== AIM OF THE EXERCISE ==
Copy out all the lines where "page" shows up.

== GIVEN MATERIAL ==
┏━━

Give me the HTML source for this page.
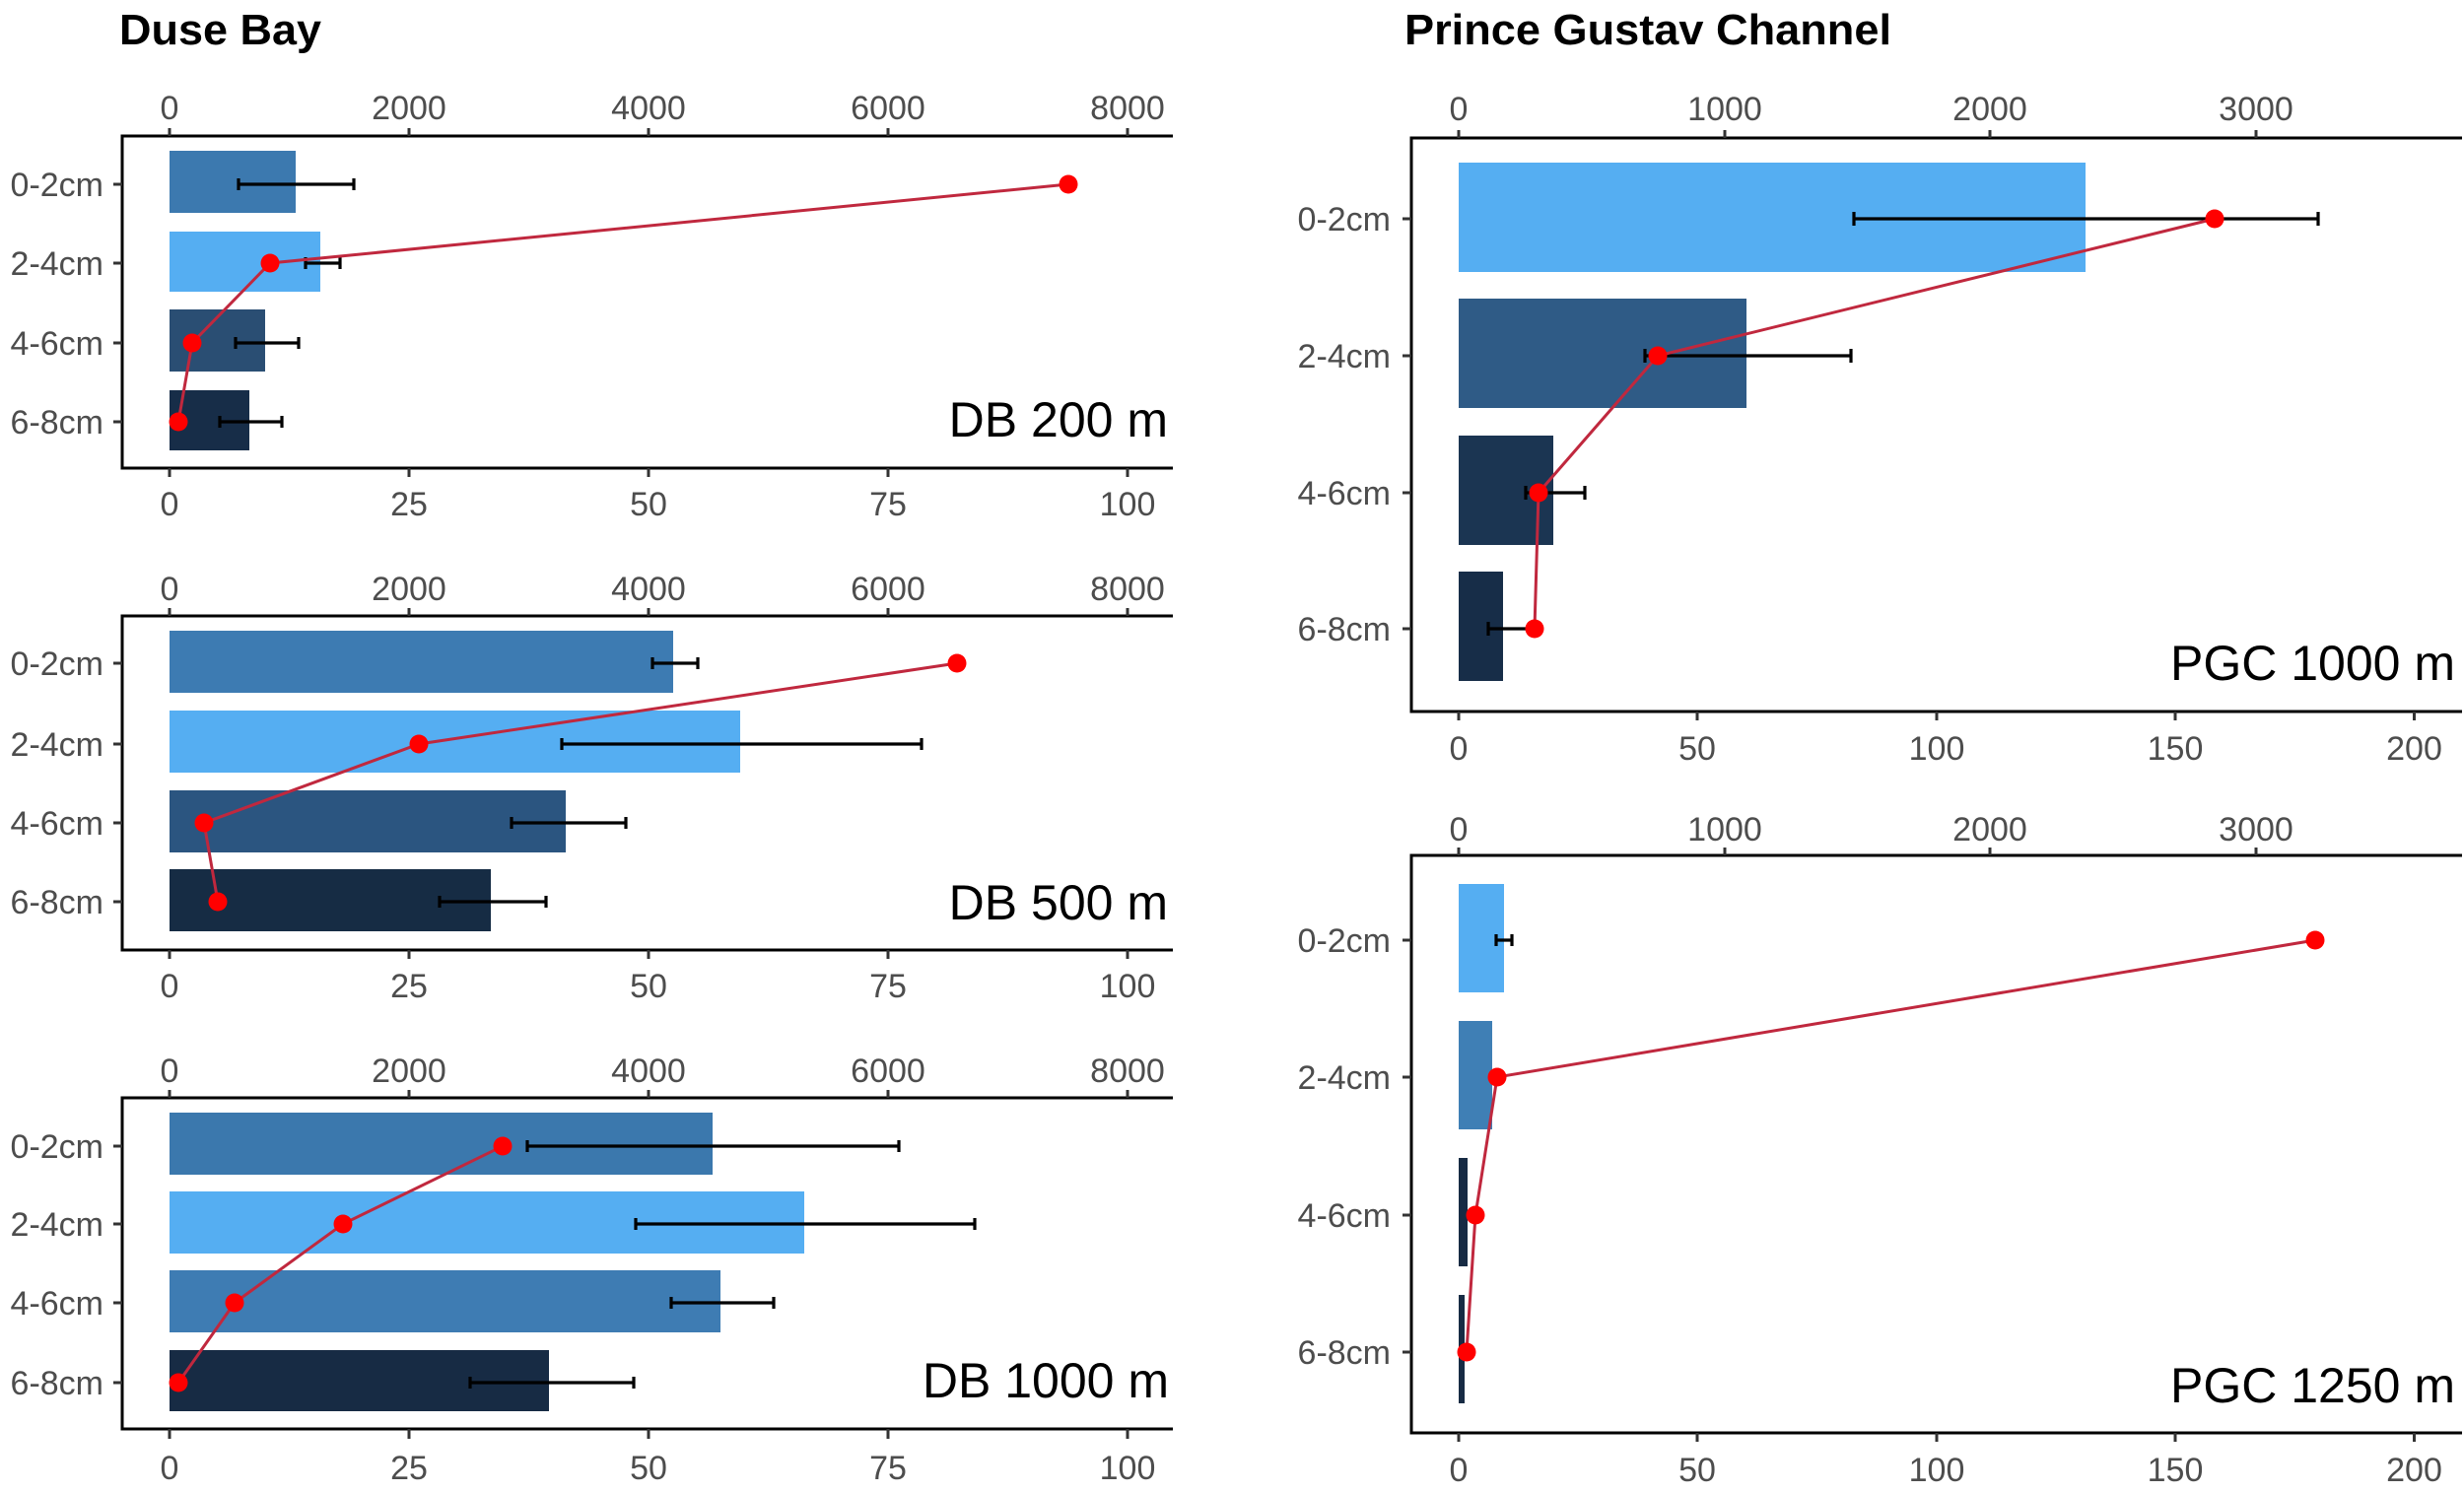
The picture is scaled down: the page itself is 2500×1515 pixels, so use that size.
<!DOCTYPE html>
<html><head><meta charset="utf-8"><style>
html,body{margin:0;padding:0;background:#fff;}
svg{display:block;}
text{font-family:"Liberation Sans",Arial,sans-serif;}
.tk{font-size:34px;fill:#4d4d4d;}
.cat{font-size:34px;fill:#4d4d4d;text-anchor:end;}
.pl{font-size:50px;fill:#000;text-anchor:end;}
.ttl{font-size:44px;font-weight:bold;fill:#000;}
.ax{stroke:#000;stroke-width:3;fill:none;}
.tm{stroke:#333;stroke-width:3;}
.eb{stroke:#000;stroke-width:3.2;fill:none;}
.ln{stroke:#c0283e;stroke-width:3;fill:none;}
.pt{fill:#ff0000;}
</style></head><body>
<svg width="2500" height="1515" viewBox="0 0 2500 1515" xmlns="http://www.w3.org/2000/svg">
<rect width="2500" height="1515" fill="#fff"/>

<text class="ttl" x="121" y="45" textLength="205" lengthAdjust="spacingAndGlyphs">Duse Bay</text>
<text class="ttl" x="1425" y="45" textLength="494" lengthAdjust="spacingAndGlyphs">Prince Gustav Channel</text>

<!-- ================= DB 200 ================= -->
<g>
<line class="ax" x1="124" y1="138" x2="1190" y2="138"/>
<line class="ax" x1="124" y1="475" x2="1190" y2="475"/>
<line class="ax" x1="124" y1="136.5" x2="124" y2="476.5"/>
<g class="tm">
<line x1="172" y1="138" x2="172" y2="130"/><line x1="415" y1="138" x2="415" y2="130"/><line x1="658" y1="138" x2="658" y2="130"/><line x1="901" y1="138" x2="901" y2="130"/><line x1="1144" y1="138" x2="1144" y2="130"/>
<line x1="172" y1="475" x2="172" y2="484"/><line x1="415" y1="475" x2="415" y2="484"/><line x1="658" y1="475" x2="658" y2="484"/><line x1="901" y1="475" x2="901" y2="484"/><line x1="1144" y1="475" x2="1144" y2="484"/>
<line x1="115" y1="187" x2="124" y2="187"/><line x1="115" y1="267" x2="124" y2="267"/><line x1="115" y1="348" x2="124" y2="348"/><line x1="115" y1="428" x2="124" y2="428"/>
</g>
<g class="tk" text-anchor="middle">
<text x="172" y="121">0</text><text x="415" y="121">2000</text><text x="658" y="121">4000</text><text x="901" y="121">6000</text><text x="1144" y="121">8000</text>
<text x="172" y="523">0</text><text x="415" y="523">25</text><text x="658" y="523">50</text><text x="901" y="523">75</text><text x="1144" y="523">100</text>
</g>
<text class="cat" x="105" y="199">0-2cm</text><text class="cat" x="105" y="279">2-4cm</text><text class="cat" x="105" y="360">4-6cm</text><text class="cat" x="105" y="440">6-8cm</text>
<rect x="172" y="153" width="128" height="63" fill="#3c79af"/>
<rect x="172" y="235" width="153" height="61" fill="#55aef2"/>
<rect x="172" y="314" width="97" height="63" fill="#2a4e73"/>
<rect x="172" y="396" width="81" height="61" fill="#172d48"/>
<path class="eb" d="M242 187H359M242 181V193M359 181V193 M310 267H345M310 261V273M345 261V273 M239 348H303M239 342V354M303 342V354 M223 428H286M223 422V434M286 422V434"/>
<polyline class="ln" points="1084,187 274,267 195,348 181,428"/>
<circle class="pt" cx="1084" cy="187" r="9.5"/><circle class="pt" cx="274" cy="267" r="9.5"/><circle class="pt" cx="195" cy="348" r="9.5"/><circle class="pt" cx="181" cy="428" r="9.5"/>
<text class="pl" x="1185" y="443">DB 200 m</text>
</g>

<!-- ================= DB 500 ================= -->
<g>
<line class="ax" x1="124" y1="625" x2="1190" y2="625"/>
<line class="ax" x1="124" y1="964" x2="1190" y2="964"/>
<line class="ax" x1="124" y1="623.5" x2="124" y2="965.5"/>
<g class="tm">
<line x1="172" y1="625" x2="172" y2="617"/><line x1="415" y1="625" x2="415" y2="617"/><line x1="658" y1="625" x2="658" y2="617"/><line x1="901" y1="625" x2="901" y2="617"/><line x1="1144" y1="625" x2="1144" y2="617"/>
<line x1="172" y1="964" x2="172" y2="973"/><line x1="415" y1="964" x2="415" y2="973"/><line x1="658" y1="964" x2="658" y2="973"/><line x1="901" y1="964" x2="901" y2="973"/><line x1="1144" y1="964" x2="1144" y2="973"/>
<line x1="115" y1="673" x2="124" y2="673"/><line x1="115" y1="755" x2="124" y2="755"/><line x1="115" y1="835" x2="124" y2="835"/><line x1="115" y1="915" x2="124" y2="915"/>
</g>
<g class="tk" text-anchor="middle">
<text x="172" y="609">0</text><text x="415" y="609">2000</text><text x="658" y="609">4000</text><text x="901" y="609">6000</text><text x="1144" y="609">8000</text>
<text x="172" y="1012">0</text><text x="415" y="1012">25</text><text x="658" y="1012">50</text><text x="901" y="1012">75</text><text x="1144" y="1012">100</text>
</g>
<text class="cat" x="105" y="685">0-2cm</text><text class="cat" x="105" y="767">2-4cm</text><text class="cat" x="105" y="847">4-6cm</text><text class="cat" x="105" y="927">6-8cm</text>
<rect x="172" y="640" width="511" height="63" fill="#3d7bb2"/>
<rect x="172" y="721" width="579" height="63" fill="#55aef2"/>
<rect x="172" y="802" width="402" height="63" fill="#2b5580"/>
<rect x="172" y="882" width="326" height="63" fill="#162c44"/>
<path class="eb" d="M662 673H708M662 667V679M708 667V679 M570 755H935M570 749V761M935 749V761 M519 835H635M519 829V841M635 829V841 M446 915H554M446 909V921M554 909V921"/>
<polyline class="ln" points="971,673 425,755 207,835 221,915"/>
<circle class="pt" cx="971" cy="673" r="9.5"/><circle class="pt" cx="425" cy="755" r="9.5"/><circle class="pt" cx="207" cy="835" r="9.5"/><circle class="pt" cx="221" cy="915" r="9.5"/>
<text class="pl" x="1185" y="933">DB 500 m</text>
</g>

<!-- ================= DB 1000 ================= -->
<g>
<line class="ax" x1="124" y1="1114" x2="1190" y2="1114"/>
<line class="ax" x1="124" y1="1450" x2="1190" y2="1450"/>
<line class="ax" x1="124" y1="1112.5" x2="124" y2="1451.5"/>
<g class="tm">
<line x1="172" y1="1114" x2="172" y2="1106"/><line x1="415" y1="1114" x2="415" y2="1106"/><line x1="658" y1="1114" x2="658" y2="1106"/><line x1="901" y1="1114" x2="901" y2="1106"/><line x1="1144" y1="1114" x2="1144" y2="1106"/>
<line x1="172" y1="1450" x2="172" y2="1460"/><line x1="415" y1="1450" x2="415" y2="1460"/><line x1="658" y1="1450" x2="658" y2="1460"/><line x1="901" y1="1450" x2="901" y2="1460"/><line x1="1144" y1="1450" x2="1144" y2="1460"/>
<line x1="115" y1="1163" x2="124" y2="1163"/><line x1="115" y1="1242" x2="124" y2="1242"/><line x1="115" y1="1322" x2="124" y2="1322"/><line x1="115" y1="1403" x2="124" y2="1403"/>
</g>
<g class="tk" text-anchor="middle">
<text x="172" y="1098">0</text><text x="415" y="1098">2000</text><text x="658" y="1098">4000</text><text x="901" y="1098">6000</text><text x="1144" y="1098">8000</text>
<text x="172" y="1501">0</text><text x="415" y="1501">25</text><text x="658" y="1501">50</text><text x="901" y="1501">75</text><text x="1144" y="1501">100</text>
</g>
<text class="cat" x="105" y="1175">0-2cm</text><text class="cat" x="105" y="1254">2-4cm</text><text class="cat" x="105" y="1334">4-6cm</text><text class="cat" x="105" y="1415">6-8cm</text>
<rect x="172" y="1129" width="551" height="63" fill="#3b78ad"/>
<rect x="172" y="1209" width="644" height="63" fill="#55aef2"/>
<rect x="172" y="1289" width="559" height="63" fill="#3e7cb3"/>
<rect x="172" y="1370" width="385" height="62" fill="#172b44"/>
<path class="eb" d="M535 1163H912M535 1157V1169M912 1157V1169 M645 1242H989M645 1236V1248M989 1236V1248 M681 1322H785M681 1316V1328M785 1316V1328 M477 1403H643M477 1397V1409M643 1397V1409"/>
<polyline class="ln" points="510,1163 348,1242 238,1322 181,1403"/>
<circle class="pt" cx="510" cy="1163" r="9.5"/><circle class="pt" cx="348" cy="1242" r="9.5"/><circle class="pt" cx="238" cy="1322" r="9.5"/><circle class="pt" cx="181" cy="1403" r="9.5"/>
<text class="pl" x="1186" y="1418">DB 1000 m</text>
</g>

<!-- ================= PGC 1000 ================= -->
<g>
<line class="ax" x1="1432" y1="140" x2="2498" y2="140"/>
<line class="ax" x1="1432" y1="722" x2="2498" y2="722"/>
<line class="ax" x1="1432" y1="138.5" x2="1432" y2="723.5"/>
<g class="tm">
<line x1="1480" y1="140" x2="1480" y2="132"/><line x1="1750" y1="140" x2="1750" y2="132"/><line x1="2019" y1="140" x2="2019" y2="132"/><line x1="2289" y1="140" x2="2289" y2="132"/>
<line x1="1480" y1="722" x2="1480" y2="731"/><line x1="1722" y1="722" x2="1722" y2="731"/><line x1="1965" y1="722" x2="1965" y2="731"/><line x1="2207" y1="722" x2="2207" y2="731"/><line x1="2449.5" y1="722" x2="2449.5" y2="731"/>
<line x1="1423" y1="222" x2="1432" y2="222"/><line x1="1423" y1="361" x2="1432" y2="361"/><line x1="1423" y1="500" x2="1432" y2="500"/><line x1="1423" y1="638" x2="1432" y2="638"/>
</g>
<g class="tk" text-anchor="middle">
<text x="1480" y="122">0</text><text x="1750" y="122">1000</text><text x="2019" y="122">2000</text><text x="2289" y="122">3000</text>
<text x="1480" y="771">0</text><text x="1722" y="771">50</text><text x="1965" y="771">100</text><text x="2207" y="771">150</text><text x="2449.5" y="771">200</text>
</g>
<text class="cat" x="1411" y="234">0-2cm</text><text class="cat" x="1411" y="373">2-4cm</text><text class="cat" x="1411" y="512">4-6cm</text><text class="cat" x="1411" y="650">6-8cm</text>
<rect x="1480" y="165" width="636" height="111" fill="#55aef2"/>
<rect x="1480" y="303" width="292" height="111" fill="#2f5b86"/>
<rect x="1480" y="442" width="96" height="111" fill="#1b3552"/>
<rect x="1480" y="580" width="45" height="111" fill="#172d48"/>
<path class="eb" d="M1881 222H2352M1881 215V229M2352 215V229 M1669 361H1878M1669 354V368M1878 354V368 M1548 500H1608M1548 493V507M1608 493V507 M1510 638H1552M1510 631V645M1552 631V645"/>
<polyline class="ln" points="2247,222 1682,361 1561,500 1557,638"/>
<circle class="pt" cx="2247" cy="222" r="9.5"/><circle class="pt" cx="1682" cy="361" r="9.5"/><circle class="pt" cx="1561" cy="500" r="9.5"/><circle class="pt" cx="1557" cy="638" r="9.5"/>
<text class="pl" x="2491" y="690">PGC 1000 m</text>
</g>

<!-- ================= PGC 1250 ================= -->
<g>
<line class="ax" x1="1432" y1="868" x2="2498" y2="868"/>
<line class="ax" x1="1432" y1="1454" x2="2498" y2="1454"/>
<line class="ax" x1="1432" y1="866.5" x2="1432" y2="1455.5"/>
<g class="tm">
<line x1="1480" y1="868" x2="1480" y2="860"/><line x1="1750" y1="868" x2="1750" y2="860"/><line x1="2019" y1="868" x2="2019" y2="860"/><line x1="2289" y1="868" x2="2289" y2="860"/>
<line x1="1480" y1="1454" x2="1480" y2="1463"/><line x1="1722" y1="1454" x2="1722" y2="1463"/><line x1="1965" y1="1454" x2="1965" y2="1463"/><line x1="2207" y1="1454" x2="2207" y2="1463"/><line x1="2449.5" y1="1454" x2="2449.5" y2="1463"/>
<line x1="1423" y1="954" x2="1432" y2="954"/><line x1="1423" y1="1093" x2="1432" y2="1093"/><line x1="1423" y1="1233" x2="1432" y2="1233"/><line x1="1423" y1="1372" x2="1432" y2="1372"/>
</g>
<g class="tk" text-anchor="middle">
<text x="1480" y="853">0</text><text x="1750" y="853">1000</text><text x="2019" y="853">2000</text><text x="2289" y="853">3000</text>
<text x="1480" y="1503">0</text><text x="1722" y="1503">50</text><text x="1965" y="1503">100</text><text x="2207" y="1503">150</text><text x="2449.5" y="1503">200</text>
</g>
<text class="cat" x="1411" y="966">0-2cm</text><text class="cat" x="1411" y="1105">2-4cm</text><text class="cat" x="1411" y="1245">4-6cm</text><text class="cat" x="1411" y="1384">6-8cm</text>
<rect x="1480" y="897" width="46" height="110" fill="#55aef2"/>
<rect x="1480" y="1036" width="34" height="110" fill="#3f7fb5"/>
<rect x="1480" y="1175" width="9" height="110" fill="#172b44"/>
<rect x="1480" y="1314" width="6" height="110" fill="#172b44"/>
<path class="eb" d="M1518 954H1534M1518 948V960M1534 948V960"/>
<polyline class="ln" points="2349,954 1519,1093 1497,1233 1488,1372"/>
<circle class="pt" cx="2349" cy="954" r="9.5"/><circle class="pt" cx="1519" cy="1093" r="9.5"/><circle class="pt" cx="1497" cy="1233" r="9.5"/><circle class="pt" cx="1488" cy="1372" r="9.5"/>
<text class="pl" x="2491" y="1423">PGC 1250 m</text>
</g>
</svg>
</body></html>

┗━━

== REPLY TO THE TASK ==
Give me the HTML source for this page.
The picture is scaled down: the page itself is 2500×1515 pixels, so use that size.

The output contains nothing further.